--- start Given data ---

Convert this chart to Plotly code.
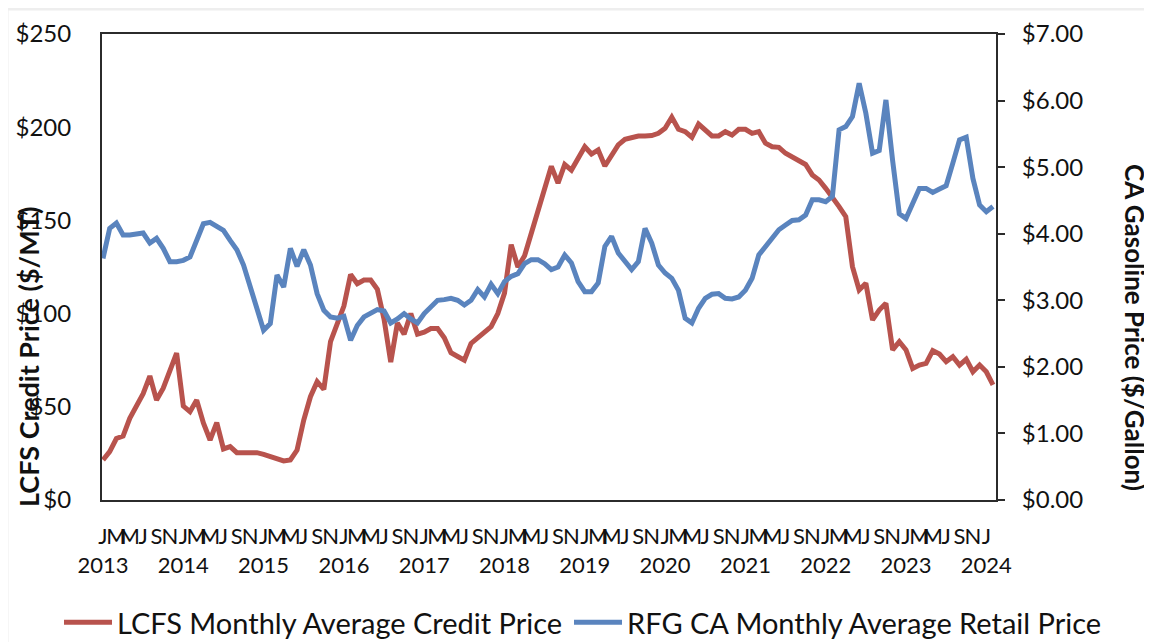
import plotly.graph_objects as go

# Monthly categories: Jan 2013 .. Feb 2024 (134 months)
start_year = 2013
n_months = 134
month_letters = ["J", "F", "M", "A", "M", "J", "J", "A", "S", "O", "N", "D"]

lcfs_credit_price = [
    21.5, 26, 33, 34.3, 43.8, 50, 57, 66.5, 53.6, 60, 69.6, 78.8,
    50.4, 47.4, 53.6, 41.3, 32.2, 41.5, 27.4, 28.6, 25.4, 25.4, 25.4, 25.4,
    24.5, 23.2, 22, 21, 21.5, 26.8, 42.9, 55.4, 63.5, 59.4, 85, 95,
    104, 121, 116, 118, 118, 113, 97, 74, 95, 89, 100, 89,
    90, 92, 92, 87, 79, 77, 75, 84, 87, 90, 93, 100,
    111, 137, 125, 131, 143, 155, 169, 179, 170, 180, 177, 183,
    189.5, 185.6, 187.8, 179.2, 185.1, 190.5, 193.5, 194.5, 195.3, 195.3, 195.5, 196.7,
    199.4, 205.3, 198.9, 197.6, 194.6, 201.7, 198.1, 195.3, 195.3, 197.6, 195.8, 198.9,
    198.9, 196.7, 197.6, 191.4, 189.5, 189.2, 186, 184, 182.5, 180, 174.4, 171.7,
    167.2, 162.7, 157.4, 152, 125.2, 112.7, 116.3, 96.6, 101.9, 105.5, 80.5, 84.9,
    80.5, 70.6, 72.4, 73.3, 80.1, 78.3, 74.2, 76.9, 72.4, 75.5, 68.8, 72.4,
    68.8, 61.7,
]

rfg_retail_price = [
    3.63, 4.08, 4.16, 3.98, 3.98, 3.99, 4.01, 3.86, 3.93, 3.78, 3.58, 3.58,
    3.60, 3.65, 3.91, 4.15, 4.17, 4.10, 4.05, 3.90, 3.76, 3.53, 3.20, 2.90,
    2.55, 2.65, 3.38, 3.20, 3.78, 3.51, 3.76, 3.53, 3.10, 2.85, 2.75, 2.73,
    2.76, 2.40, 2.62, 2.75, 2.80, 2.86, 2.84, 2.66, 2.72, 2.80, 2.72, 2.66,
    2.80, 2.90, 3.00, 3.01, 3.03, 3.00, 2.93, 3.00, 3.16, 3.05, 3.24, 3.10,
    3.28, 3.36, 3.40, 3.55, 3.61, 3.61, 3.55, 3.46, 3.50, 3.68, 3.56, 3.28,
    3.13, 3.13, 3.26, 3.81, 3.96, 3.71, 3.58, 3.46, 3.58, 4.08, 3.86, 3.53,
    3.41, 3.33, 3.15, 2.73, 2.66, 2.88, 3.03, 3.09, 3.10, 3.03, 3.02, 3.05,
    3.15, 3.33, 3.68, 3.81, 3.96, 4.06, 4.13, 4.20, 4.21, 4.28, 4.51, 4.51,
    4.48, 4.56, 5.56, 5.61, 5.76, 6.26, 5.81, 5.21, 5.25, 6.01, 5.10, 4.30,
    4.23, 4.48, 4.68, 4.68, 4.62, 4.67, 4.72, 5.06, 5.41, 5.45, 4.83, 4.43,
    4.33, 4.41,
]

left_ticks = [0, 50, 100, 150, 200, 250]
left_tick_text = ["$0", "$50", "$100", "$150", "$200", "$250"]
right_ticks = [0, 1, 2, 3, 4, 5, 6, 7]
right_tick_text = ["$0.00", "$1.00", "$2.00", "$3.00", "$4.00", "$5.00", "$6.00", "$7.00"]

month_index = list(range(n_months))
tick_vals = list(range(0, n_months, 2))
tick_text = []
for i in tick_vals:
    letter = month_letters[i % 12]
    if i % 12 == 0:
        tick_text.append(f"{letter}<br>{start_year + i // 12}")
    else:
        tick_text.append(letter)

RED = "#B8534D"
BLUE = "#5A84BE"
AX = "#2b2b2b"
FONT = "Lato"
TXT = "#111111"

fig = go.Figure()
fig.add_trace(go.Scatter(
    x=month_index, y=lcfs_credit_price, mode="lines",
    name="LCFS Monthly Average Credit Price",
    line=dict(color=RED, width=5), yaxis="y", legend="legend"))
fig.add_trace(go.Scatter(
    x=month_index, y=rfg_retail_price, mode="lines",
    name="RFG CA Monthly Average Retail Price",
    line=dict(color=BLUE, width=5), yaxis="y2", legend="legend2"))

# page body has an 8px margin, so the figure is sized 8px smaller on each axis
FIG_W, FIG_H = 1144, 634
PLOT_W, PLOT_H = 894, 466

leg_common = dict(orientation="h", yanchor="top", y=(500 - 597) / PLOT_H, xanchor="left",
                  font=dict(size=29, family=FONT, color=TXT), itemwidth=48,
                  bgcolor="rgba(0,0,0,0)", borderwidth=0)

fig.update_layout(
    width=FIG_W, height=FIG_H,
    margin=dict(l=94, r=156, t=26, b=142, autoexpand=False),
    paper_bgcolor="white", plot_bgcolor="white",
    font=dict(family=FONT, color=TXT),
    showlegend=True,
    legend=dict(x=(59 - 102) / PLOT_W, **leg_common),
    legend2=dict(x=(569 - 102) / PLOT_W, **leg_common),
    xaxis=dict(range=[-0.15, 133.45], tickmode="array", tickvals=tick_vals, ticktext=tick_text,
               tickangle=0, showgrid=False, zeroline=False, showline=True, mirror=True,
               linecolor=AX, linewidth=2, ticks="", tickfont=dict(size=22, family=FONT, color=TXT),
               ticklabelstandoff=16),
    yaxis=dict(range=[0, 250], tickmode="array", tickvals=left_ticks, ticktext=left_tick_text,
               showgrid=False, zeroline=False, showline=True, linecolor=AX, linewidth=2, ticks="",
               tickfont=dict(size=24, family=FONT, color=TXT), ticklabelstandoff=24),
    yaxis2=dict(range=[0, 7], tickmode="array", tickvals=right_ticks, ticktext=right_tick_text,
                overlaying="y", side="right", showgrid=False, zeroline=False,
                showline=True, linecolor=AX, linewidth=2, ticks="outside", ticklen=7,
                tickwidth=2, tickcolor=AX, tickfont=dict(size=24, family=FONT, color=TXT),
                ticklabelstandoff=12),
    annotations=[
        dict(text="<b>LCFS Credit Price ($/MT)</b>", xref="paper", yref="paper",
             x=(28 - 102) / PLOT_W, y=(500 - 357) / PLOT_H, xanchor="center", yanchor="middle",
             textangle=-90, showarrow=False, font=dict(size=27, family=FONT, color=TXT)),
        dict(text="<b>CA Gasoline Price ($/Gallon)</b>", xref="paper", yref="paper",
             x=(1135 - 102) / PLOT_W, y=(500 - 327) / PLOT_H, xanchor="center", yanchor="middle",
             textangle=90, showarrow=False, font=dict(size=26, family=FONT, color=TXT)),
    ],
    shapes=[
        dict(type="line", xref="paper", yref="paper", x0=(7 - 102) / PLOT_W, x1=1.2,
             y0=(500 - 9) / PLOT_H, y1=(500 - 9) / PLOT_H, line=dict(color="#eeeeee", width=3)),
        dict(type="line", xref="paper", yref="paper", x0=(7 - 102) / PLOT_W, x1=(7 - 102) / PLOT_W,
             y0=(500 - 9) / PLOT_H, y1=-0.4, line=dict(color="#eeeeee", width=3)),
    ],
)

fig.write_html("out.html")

--- end Given data ---

(Set task):
Make an exact copy of the data above, pictures excluded.

(Solution for this problem):
Convert this chart to Plotly code.
import plotly.graph_objects as go

# Monthly categories: Jan 2013 .. Feb 2024 (134 months)
start_year = 2013
n_months = 134
month_letters = ["J", "F", "M", "A", "M", "J", "J", "A", "S", "O", "N", "D"]

lcfs_credit_price = [
    21.5, 26, 33, 34.3, 43.8, 50, 57, 66.5, 53.6, 60, 69.6, 78.8,
    50.4, 47.4, 53.6, 41.3, 32.2, 41.5, 27.4, 28.6, 25.4, 25.4, 25.4, 25.4,
    24.5, 23.2, 22, 21, 21.5, 26.8, 42.9, 55.4, 63.5, 59.4, 85, 95,
    104, 121, 116, 118, 118, 113, 97, 74, 95, 89, 100, 89,
    90, 92, 92, 87, 79, 77, 75, 84, 87, 90, 93, 100,
    111, 137, 125, 131, 143, 155, 169, 179, 170, 180, 177, 183,
    189.5, 185.6, 187.8, 179.2, 185.1, 190.5, 193.5, 194.5, 195.3, 195.3, 195.5, 196.7,
    199.4, 205.3, 198.9, 197.6, 194.6, 201.7, 198.1, 195.3, 195.3, 197.6, 195.8, 198.9,
    198.9, 196.7, 197.6, 191.4, 189.5, 189.2, 186, 184, 182.5, 180, 174.4, 171.7,
    167.2, 162.7, 157.4, 152, 125.2, 112.7, 116.3, 96.6, 101.9, 105.5, 80.5, 84.9,
    80.5, 70.6, 72.4, 73.3, 80.1, 78.3, 74.2, 76.9, 72.4, 75.5, 68.8, 72.4,
    68.8, 61.7,
]

rfg_retail_price = [
    3.63, 4.08, 4.16, 3.98, 3.98, 3.99, 4.01, 3.86, 3.93, 3.78, 3.58, 3.58,
    3.60, 3.65, 3.91, 4.15, 4.17, 4.10, 4.05, 3.90, 3.76, 3.53, 3.20, 2.90,
    2.55, 2.65, 3.38, 3.20, 3.78, 3.51, 3.76, 3.53, 3.10, 2.85, 2.75, 2.73,
    2.76, 2.40, 2.62, 2.75, 2.80, 2.86, 2.84, 2.66, 2.72, 2.80, 2.72, 2.66,
    2.80, 2.90, 3.00, 3.01, 3.03, 3.00, 2.93, 3.00, 3.16, 3.05, 3.24, 3.10,
    3.28, 3.36, 3.40, 3.55, 3.61, 3.61, 3.55, 3.46, 3.50, 3.68, 3.56, 3.28,
    3.13, 3.13, 3.26, 3.81, 3.96, 3.71, 3.58, 3.46, 3.58, 4.08, 3.86, 3.53,
    3.41, 3.33, 3.15, 2.73, 2.66, 2.88, 3.03, 3.09, 3.10, 3.03, 3.02, 3.05,
    3.15, 3.33, 3.68, 3.81, 3.96, 4.06, 4.13, 4.20, 4.21, 4.28, 4.51, 4.51,
    4.48, 4.56, 5.56, 5.61, 5.76, 6.26, 5.81, 5.21, 5.25, 6.01, 5.10, 4.30,
    4.23, 4.48, 4.68, 4.68, 4.62, 4.67, 4.72, 5.06, 5.41, 5.45, 4.83, 4.43,
    4.33, 4.41,
]

left_ticks = [0, 50, 100, 150, 200, 250]
left_tick_text = ["$0", "$50", "$100", "$150", "$200", "$250"]
right_ticks = [0, 1, 2, 3, 4, 5, 6, 7]
right_tick_text = ["$0.00", "$1.00", "$2.00", "$3.00", "$4.00", "$5.00", "$6.00", "$7.00"]

month_index = list(range(n_months))
tick_vals = list(range(0, n_months, 2))
tick_text = []
for i in tick_vals:
    letter = month_letters[i % 12]
    if i % 12 == 0:
        tick_text.append(f"{letter}<br>{start_year + i // 12}")
    else:
        tick_text.append(letter)

RED = "#B8534D"
BLUE = "#5A84BE"
AX = "#2b2b2b"
FONT = "Lato"
TXT = "#111111"

fig = go.Figure()
fig.add_trace(go.Scatter(
    x=month_index, y=lcfs_credit_price, mode="lines",
    name="LCFS Monthly Average Credit Price",
    line=dict(color=RED, width=5), yaxis="y", legend="legend"))
fig.add_trace(go.Scatter(
    x=month_index, y=rfg_retail_price, mode="lines",
    name="RFG CA Monthly Average Retail Price",
    line=dict(color=BLUE, width=5), yaxis="y2", legend="legend2"))

# page body has an 8px margin, so the figure is sized 8px smaller on each axis
FIG_W, FIG_H = 1144, 634
PLOT_W, PLOT_H = 894, 466

leg_common = dict(orientation="h", yanchor="top", y=(500 - 597) / PLOT_H, xanchor="left",
                  font=dict(size=29, family=FONT, color=TXT), itemwidth=48,
                  bgcolor="rgba(0,0,0,0)", borderwidth=0)

fig.update_layout(
    width=FIG_W, height=FIG_H,
    margin=dict(l=94, r=156, t=26, b=142, autoexpand=False),
    paper_bgcolor="white", plot_bgcolor="white",
    font=dict(family=FONT, color=TXT),
    showlegend=True,
    legend=dict(x=(59 - 102) / PLOT_W, **leg_common),
    legend2=dict(x=(569 - 102) / PLOT_W, **leg_common),
    xaxis=dict(range=[-0.15, 133.45], tickmode="array", tickvals=tick_vals, ticktext=tick_text,
               tickangle=0, showgrid=False, zeroline=False, showline=True, mirror=True,
               linecolor=AX, linewidth=2, ticks="", tickfont=dict(size=22, family=FONT, color=TXT),
               ticklabelstandoff=16),
    yaxis=dict(range=[0, 250], tickmode="array", tickvals=left_ticks, ticktext=left_tick_text,
               showgrid=False, zeroline=False, showline=True, linecolor=AX, linewidth=2, ticks="",
               tickfont=dict(size=24, family=FONT, color=TXT), ticklabelstandoff=24),
    yaxis2=dict(range=[0, 7], tickmode="array", tickvals=right_ticks, ticktext=right_tick_text,
                overlaying="y", side="right", showgrid=False, zeroline=False,
                showline=True, linecolor=AX, linewidth=2, ticks="outside", ticklen=7,
                tickwidth=2, tickcolor=AX, tickfont=dict(size=24, family=FONT, color=TXT),
                ticklabelstandoff=12),
    annotations=[
        dict(text="<b>LCFS Credit Price ($/MT)</b>", xref="paper", yref="paper",
             x=(28 - 102) / PLOT_W, y=(500 - 357) / PLOT_H, xanchor="center", yanchor="middle",
             textangle=-90, showarrow=False, font=dict(size=27, family=FONT, color=TXT)),
        dict(text="<b>CA Gasoline Price ($/Gallon)</b>", xref="paper", yref="paper",
             x=(1135 - 102) / PLOT_W, y=(500 - 327) / PLOT_H, xanchor="center", yanchor="middle",
             textangle=90, showarrow=False, font=dict(size=26, family=FONT, color=TXT)),
    ],
    shapes=[
        dict(type="line", xref="paper", yref="paper", x0=(7 - 102) / PLOT_W, x1=1.2,
             y0=(500 - 9) / PLOT_H, y1=(500 - 9) / PLOT_H, line=dict(color="#eeeeee", width=3)),
        dict(type="line", xref="paper", yref="paper", x0=(7 - 102) / PLOT_W, x1=(7 - 102) / PLOT_W,
             y0=(500 - 9) / PLOT_H, y1=-0.4, line=dict(color="#eeeeee", width=3)),
    ],
)

fig.write_html("out.html")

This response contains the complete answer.